I spoke with one of the engineers at QA1 and gave him the dimensions I measured and spring rates. He recommended the following items:

  • D4501 quad-adjustable shocks, front and back. These have a travel of 11.625” – 16.875”.
  • 10HT400 springs, front. These are 10″ long; 12″ long springs would work, but they would put the ride height adjustment nut at the very bottom.
  • 10HT250 springs, rear.

He also recommended using the lower mounting holes on the front and the upper on the back which only have a 1/8″ difference in resting length. These items are all on order, so I should be able to confirm they fit some time next week.

With the measurements complete, I put the chassis back on the dolly.
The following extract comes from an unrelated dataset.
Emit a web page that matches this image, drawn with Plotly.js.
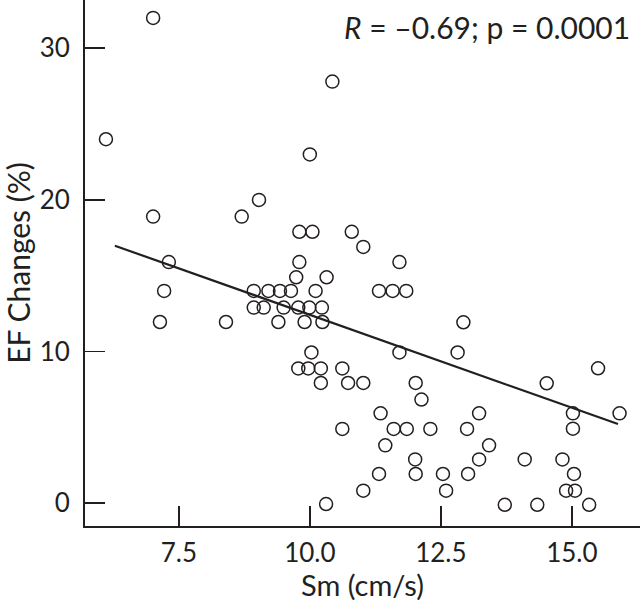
<!DOCTYPE html>
<html>
<head>
<meta charset="utf-8">
<script src="https://cdn.plot.ly/plotly-3.0.1.min.js"></script>
<style>html,body{margin:0;padding:0;background:#fff;}#chart{width:640px;height:602px;}</style>
</head>
<body>
<div id="chart"></div>
<script>
// Sm (cm/s) values
const smValues = [
  7.01, 6.11, 10.00, 9.03, 7.01, 8.70, 9.80, 10.05, 7.31, 9.80, 9.74, 10.43, 10.80, 11.02, 11.71, 10.32,
  7.22, 8.93, 9.21, 9.43, 9.64, 10.11, 11.32, 11.58, 11.84,
  8.93, 9.12, 9.50, 9.78, 9.99, 10.23,
  7.14, 8.40, 9.40, 9.90, 10.24, 12.93,
  10.03, 11.71, 12.82,
  9.78, 9.97, 10.21, 10.62, 15.50,
  10.21, 10.73, 11.02, 12.02, 14.52, 12.13,
  11.35, 13.23, 15.02, 15.91,
  10.62, 11.60, 11.85, 12.30, 13.00, 15.02,
  11.44, 13.42,
  12.01, 13.23, 14.10, 14.82,
  11.32, 12.02, 12.54, 13.02, 15.04,
  11.02, 12.60, 14.89, 15.06,
  10.31, 13.72, 14.34, 15.33
];
// EF changes (%) values
const efChanges = [
  32.0, 24.0, 23.0, 20.0, 18.9, 18.9, 17.9, 17.9, 15.9, 15.9, 14.9, 27.8, 17.9, 16.9, 15.9, 14.9,
  14.0, 14.0, 14.0, 14.0, 14.0, 14.0, 14.0, 14.0, 14.0,
  12.9, 12.9, 12.9, 12.9, 12.9, 12.9,
  11.95, 11.95, 11.95, 11.95, 11.95, 11.93,
  9.94, 9.94, 9.94,
  8.89, 8.89, 8.89, 8.89, 8.90,
  7.93, 7.93, 7.93, 7.93, 7.91, 6.84,
  5.93, 5.93, 5.93, 5.93,
  4.90, 4.90, 4.90, 4.90, 4.90, 4.92,
  3.82, 3.82,
  2.89, 2.89, 2.89, 2.89,
  1.93, 1.93, 1.93, 1.93, 1.93,
  0.83, 0.83, 0.83, 0.83,
  -0.05, -0.1, -0.1, -0.1
];
// regression line end points
const fitX = [6.28, 15.88];
const fitY = [16.98, 5.22];
// tick values / labels
const xTickVals = [7.5, 10.0, 12.5, 15.0];
const xTickText = ['7.5', '10.0', '12.5', '15.0'];
const yTickVals = [0, 10, 20, 30];
const yTickText = ['0', '10', '20', '30'];

const ink = '#231f20';
const fontFam = 'Lato, "Noto Sans", sans-serif';

const traces = [
  {
    x: fitX, y: fitY, type: 'scatter', mode: 'lines',
    line: {color: ink, width: 2.2}, hoverinfo: 'skip', showlegend: false
  },
  {
    x: smValues, y: efChanges, type: 'scatter', mode: 'markers',
    marker: {symbol: 'circle-open', size: 13, color: ink, line: {color: ink, width: 1.5}},
    showlegend: false
  }
];

const layout = {
  width: 640, height: 602,
  margin: {l: 85, r: 0, t: 0, b: 76, pad: 0},
  paper_bgcolor: '#fff', plot_bgcolor: '#fff',
  font: {family: fontFam, color: ink, size: 26},
  showlegend: false,
  xaxis: {
    range: [5.71, 16.30], showgrid: false, zeroline: false,
    showline: true, linecolor: ink, linewidth: 2,
    ticks: 'inside', ticklen: 20, tickwidth: 1.6, tickcolor: ink,
    tickvals: xTickVals, ticktext: xTickText,
    tickfont: {family: fontFam, size: 26, color: ink},
    ticklabelstandoff: 3,
    title: {text: 'Sm (cm/s)', font: {family: fontFam, size: 29, color: ink}, standoff: 6}
  },
  yaxis: {
    range: [-1.5, 33.18], showgrid: false, zeroline: false,
    showline: true, linecolor: ink, linewidth: 2,
    ticks: 'inside', ticklen: 20, tickwidth: 1.6, tickcolor: ink,
    tickvals: yTickVals, ticktext: yTickText,
    tickfont: {family: fontFam, size: 26, color: ink},
    ticklabelstandoff: 8,
    title: {text: 'EF Changes (%)', font: {family: fontFam, size: 30, color: ink}, standoff: 4}
  },
  annotations: [{
    xref: 'paper', yref: 'paper', x: 0.986, y: 0.948,
    xanchor: 'right', yanchor: 'middle', showarrow: false,
    text: '<i>R</i> = \u20130.69; p = 0.0001',
    font: {family: fontFam, size: 30, color: ink}
  }]
};

Plotly.newPlot('chart', traces, layout, {staticPlot: true, displayModeBar: false});
</script>
</body>
</html>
One last thing I’ve been wanted to do before engine assembly is to paint the engravings at the end of the cylinder heads. I tried this earlier and ended up wiping off the paint because it wasn’t looking great. I tried a new technique tonight which worked much better. I cleaned the engravings thoroughly and then used a q-tip to apply paint over the engravings thick enough that I couldn’t see them. I then let the paint set up for a couple of hours and then used some solvent to remove everything on the surface. You can still see a haze of paint around the engravings, but that should come off with some more solvent. I didn’t want to go further tonight though since it would be easy to go too far and have the solvent remove the paint from the engravings. I made sure I did opposite ends on the cylinder heads so that if this doesn’t turn out well, I can just put these at the back of the engine and no one will ever see them.